Anyway.. back to my flashback with Pyper.. We went on exchanges and the advice that Sister Tucker gave me was similar to the advice I got when I was struggling with Sister Pyper. So I had to do another change of heart and mind and kind of start over with Sister Cho. We are completely starting over in our area this week, so I thought it would be a good time to start over with her. This is cheesy but we had to force it, we got pieces of paper and wrote questions on them, so when we dont have anything to talk about, we pull out a question and talk about that. That has forced us to talk more and to get to know each other better, which I am grateful for. I realized that missionary work is so so SO hard and companions that you dont get along with make it even harder, and I want to make this as easy as possible. So I am not letting anything get on my nerves, and I am going to act myself and laugh and force a smile until it comes natural.

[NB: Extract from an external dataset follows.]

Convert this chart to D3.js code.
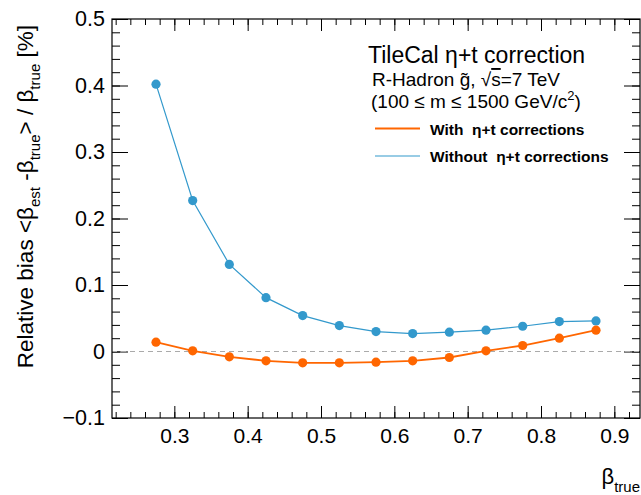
<!DOCTYPE html>
<html>
<head>
<meta charset="utf-8">
<script src="https://cdn.jsdelivr.net/npm/d3@7"></script>
<style>
  html, body { margin: 0; padding: 0; background: #fff; }
  svg { display: block; font-family: "Liberation Sans", Arial, Helvetica, sans-serif; }
</style>
</head>
<body>
<svg id="chart" width="641" height="495"></svg>
<script>
// beta_true bin centres
const betaTrue = [0.275, 0.325, 0.375, 0.425, 0.475, 0.525, 0.575, 0.625, 0.675, 0.725, 0.775, 0.825, 0.875];
// relative bias with the eta+t correction applied
const withCorr = [0.014, 0.001, -0.008, -0.014, -0.017, -0.017, -0.016, -0.014, -0.009, 0.001, 0.009, 0.020, 0.032];
// relative bias without the correction
const withoutCorr = [0.402, 0.227, 0.131, 0.081, 0.054, 0.039, 0.030, 0.027, 0.029, 0.032, 0.038, 0.045, 0.046];

const xTicks = [0.3, 0.4, 0.5, 0.6, 0.7, 0.8, 0.9];
const yTicks = [-0.1, 0, 0.1, 0.2, 0.3, 0.4, 0.5];

const colWith = "#ff6600";
const colWithout = "#3399cc";

const svg = d3.select("#chart");
const frameL = 112, frameR = 640, frameT = 19, frameB = 418;

const x = d3.scaleLinear().domain([0.215, 0.935]).range([frameL, frameR]);
const y = d3.scaleLinear().domain([-0.1, 0.5]).range([frameB, frameT]);

const xMinor = d3.range(0.22, 0.935, 0.02).map(v => +v.toFixed(2));
const yMinor = d3.range(-0.1, 0.5001, 0.02).map(v => +v.toFixed(2));

function styleAxis(g) {
  g.select(".domain").remove();
  g.selectAll(".tick line").attr("stroke", "#000").attr("stroke-width", 1);
}

// bottom axis: major + minor, ticks pointing inward
svg.append("g").attr("transform", `translate(0,${frameB})`)
  .call(d3.axisBottom(x).tickValues(xMinor).tickSize(-6).tickFormat(""))
  .call(styleAxis);
const xAx = svg.append("g").attr("transform", `translate(0,${frameB})`)
  .call(d3.axisBottom(x).tickValues(xTicks).tickSize(-12).tickPadding(10).tickFormat(d3.format(".1f")))
  .call(styleAxis);
xAx.selectAll("text").attr("font-size", 21).attr("fill", "#000")
  .attr("font-family", "Liberation Sans, Arial, sans-serif");

// top mirror ticks
svg.append("g").attr("transform", `translate(0,${frameT})`)
  .call(d3.axisTop(x).tickValues(xMinor).tickSize(-6).tickFormat(""))
  .call(styleAxis);
svg.append("g").attr("transform", `translate(0,${frameT})`)
  .call(d3.axisTop(x).tickValues(xTicks).tickSize(-12).tickFormat(""))
  .call(styleAxis);

// left axis
svg.append("g").attr("transform", `translate(${frameL},0)`)
  .call(d3.axisLeft(y).tickValues(yMinor).tickSize(-8).tickFormat(""))
  .call(styleAxis);
const yAx = svg.append("g").attr("transform", `translate(${frameL},0)`)
  .call(d3.axisLeft(y).tickValues(yTicks).tickSize(-16).tickPadding(7)
    .tickFormat(d => d === 0 ? "0" : d3.format(".1f")(d)))
  .call(styleAxis);
yAx.selectAll("text").attr("font-size", 21.5).attr("fill", "#000")
  .attr("font-family", "Liberation Sans, Arial, sans-serif");

// right mirror ticks
svg.append("g").attr("transform", `translate(${frameR},0)`)
  .call(d3.axisRight(y).tickValues(yMinor).tickSize(-8).tickFormat(""))
  .call(styleAxis);
svg.append("g").attr("transform", `translate(${frameR},0)`)
  .call(d3.axisRight(y).tickValues(yTicks).tickSize(-16).tickFormat(""))
  .call(styleAxis);

// zero reference line
svg.append("line")
  .attr("x1", frameL).attr("x2", frameR)
  .attr("y1", y(0)).attr("y2", y(0))
  .attr("stroke", "#aaaaaa").attr("stroke-width", 1.2)
  .attr("stroke-dasharray", "5,4");

// frame
svg.append("rect")
  .attr("x", frameL).attr("y", frameT)
  .attr("width", frameR - frameL).attr("height", frameB - frameT)
  .attr("fill", "none").attr("stroke", "#000").attr("stroke-width", 1.2);

// series
const line = d3.line().x(d => x(d[0])).y(d => y(d[1]));
const series = [
  { vals: withoutCorr, color: colWithout, width: 1.2 },
  { vals: withCorr, color: colWith, width: 1.8 }
];
series.forEach(s => {
  const pts = betaTrue.map((b, i) => [b, s.vals[i]]);
  svg.append("path").datum(pts)
    .attr("d", line).attr("fill", "none")
    .attr("stroke", s.color).attr("stroke-width", s.width);
  svg.append("g").selectAll("circle").data(pts).join("circle")
    .attr("cx", d => x(d[0])).attr("cy", d => y(d[1]))
    .attr("r", 4.6).attr("fill", s.color);
});

// axis titles
const xt = svg.append("text")
  .attr("x", frameR).attr("y", 484)
  .attr("text-anchor", "end").attr("font-size", 22);
xt.append("tspan").text("β");
xt.append("tspan").attr("font-size", 15).attr("dy", 8).text("true");

const yt = svg.append("text")
  .attr("transform", `translate(33,25) rotate(-90)`)
  .attr("text-anchor", "end").attr("font-size", 22.5);
yt.append("tspan").text("Relative bias <β");
yt.append("tspan").attr("font-size", 15).attr("dy", 7).text("est");
yt.append("tspan").attr("dy", -7).text(" -β");
yt.append("tspan").attr("font-size", 15).attr("dy", 7).text("true");
yt.append("tspan").attr("dy", -7).text("> / β");
yt.append("tspan").attr("font-size", 15).attr("dy", 7).text("true");
yt.append("tspan").attr("dy", -7).text(" [%]");

// header text block
svg.append("text").attr("x", 368).attr("y", 63).attr("font-size", 23).text("TileCal η+t correction");
const rh = svg.append("text").attr("x", 372).attr("y", 86).attr("font-size", 19);
rh.append("tspan").text("R-Hadron g\u0303, √");
rh.append("tspan").attr("text-decoration", "overline").text("s");
rh.append("tspan").text("=7 TeV");
const mt = svg.append("text").attr("x", 371).attr("y", 108).attr("font-size", 19);
mt.append("tspan").text("(100 ≤ m ≤ 1500 GeV/c");
mt.append("tspan").attr("font-size", 13).attr("dy", -8).text("2");
mt.append("tspan").attr("dy", 8).text(")");

// legend
const legend = [
  { label: "With  η+t corrections", color: colWith, width: 1.8, yy: 128.5 },
  { label: "Without  η+t corrections", color: colWithout, width: 1.2, yy: 156 }
];
legend.forEach(l => {
  svg.append("line").attr("x1", 375).attr("x2", 420).attr("y1", l.yy).attr("y2", l.yy)
    .attr("stroke", l.color).attr("stroke-width", l.width);
  svg.append("text").attr("x", 430).attr("y", l.yy + 6).attr("font-size", 15.5)
    .attr("font-weight", "bold").attr("xml:space", "preserve").text(l.label);
});
</script>
</body>
</html>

President Smart emailed me this week and said that the Lord loves and trusts me and that I am doing great work in my area and with the people that I am serving. That was so simple but that helped so much just to know that he know that Heavenly Father trusts me. Side note: President leaves in June and I'll probably cry like a little baby.
Well. I am ready to work hard this week. I am so sick of not having anyone to teach, so if nothing else that will motivate me! You'll see, by next week we will have a whole new teaching pool. PLEASE pray for us to find those people. There is a beautiful power in prayer.
Thanks for all your support and love. I love you all very much!
Sister Anderson
p.s. 9 months? Half way done! These pictures we took are to die for haha. Missons do weird things to you.. The other picture is a little girl who wears a "future missionary" badge to school everyday and she wanted a picture with us. Cutest thing.